Di sebuah rumah di Daerah Istimewa Yogyakarta, hidup seorang perempuan yang menjadi segalanya bagi anak-anaknya. Menjadi ibu, ayah, guru, sekaligus penjaga mimpi.
Kekuatannya nyata terpahat dalam cerita anak-anak yang belakangan ia besarkan sendirian. Ia adalah Prof. Dr. Mufdlilah, S.SiT., M.Sc, seorang ibu tunggal, yang berdiri kokoh di tengah berbagai terpaan hidup.
Pada 2007, ia kehilangan suami tercinta. Di tengah tubuh yang masih lemah dan jiwa yang remuk, ia harus memeluk keempat anaknya erat-erat karena mulai saat itu, hanya ia satu-satunya orang tua yang mereka miliki.
Sejak saat itu, fokus sang ibu hanya satu. Menyekolahkan anak-anaknya setinggi mungkin. Meski penghasilannya sebagai dosen di Sekolah Tinggi Aisyiyah (saat ini Universitas Aisyiyah) tidak besar, ia tak pernah menawar urusan pendidikan.
Ia memisahkan antara kebutuhan rumah dan sekolah untuk memastikan semua keperluan anaknya tercukupi. Latar belakangnya sebagai bidan membuatnya tidak pernah abai pada kesehatan anak-anaknya. Ia selalu menyiapkan vitamin untuk memastikan anak-anaknya berangkat sekolah dalam keadaan sehat.

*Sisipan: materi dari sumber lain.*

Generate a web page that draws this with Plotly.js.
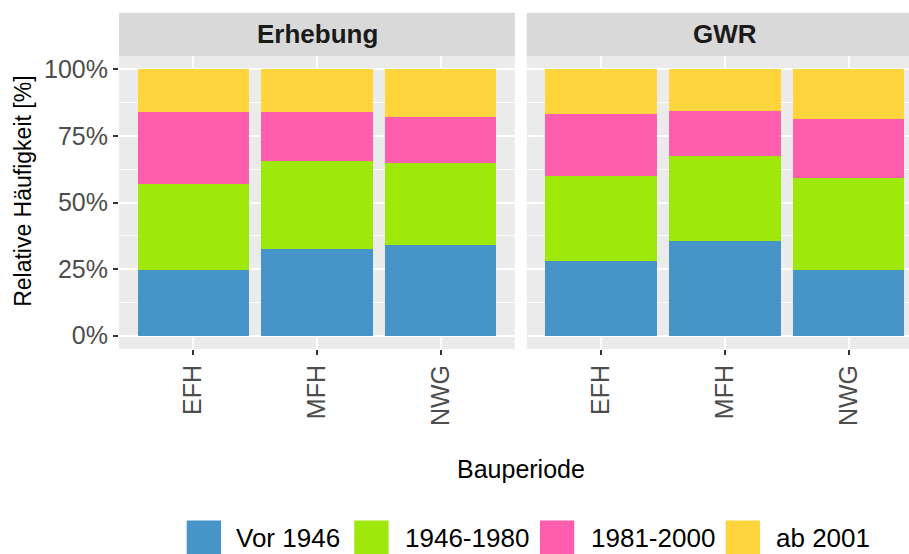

"Setiap pergi sekolah, selalu ada vitamin di samping uang saku," kenang dr Maharani, anak perempuan satu-satunya.
Perhatian itu menjadi simbol bahwa sang ibu selalu mencatat perkembangan anak-anaknya. Bukan hanya nilai rapor, tapi juga kesehatan dan kesiapan mereka menjalani hidup.
Ia percaya bahwa tubuh yang sehat akan membuat otak mampu menyerap ilmu dengan lebih baik. Karena itu, uang saku bukan hanya soal logistik, tapi bagian dari strategi besar ketahanan hidup.
Rumah Sebagai Sekolah Nilai
Rumah itu tak pernah sepi dari anak-anak, baik anak kandung maupun mereka yang datang membantu mengurus rumah. Tapi siapa pun yang singgah, tidak hanya disuruh bekerja. Mereka juga disekolahkan oleh ibu dan mendiang suaminya, baik dari uang pribadi maupun beasiswa.
Salah satu dari mereka kini menjadi guru PAUD di desanya sendiri. Ia berhasil menjadi lulusan sekolah guru usia dini yang didanai oleh keluarga itu.
Kasih sayang ibu dan bapak tidak hanya untuk anak-anaknya namun untuk semua yang bersedia membantu keluarganya di rumah.
Namun meski ada yang membantu, anak-anak ibu tidak pernah dimanja. Mereka tetap terlibat dalam pekerjaan rumah tangga, dari menyapu halaman hingga mencuci baju.
Disiplin dan tanggung jawab bukan hal yang diajarkan dengan kata-kata, melainkan lewat contoh dan kebiasaan sehari-hari. Dengan itu anaknya lebih mengerti tentang makna kehidupan.
Bagi mereka, ibu adalah definisi tekun. Sebab selain mengajar, ia aktif belajar ikut pelatihan, membaca buku, juga menulis.
Bahkan ibu membuat souvenir pernikahan untuk anaknya bukan sekadar cendera mata biasa, melainkan buku karangan ibu sendiri, tentang persiapan pernikahan, ASI, dan MPASI.
Ia juga dikenal sebagai sosok yang penuh kasih. Ia merawat mertuanya hingga akhir hayat, merawat ibu kandungnya, bude, hingga sang suami semua tanpa pamrih. Amalan ini menjadi bagian dari nilai-nilai yang diwariskan, bahwa perempuan harus berdaya, tapi juga harus punya hati.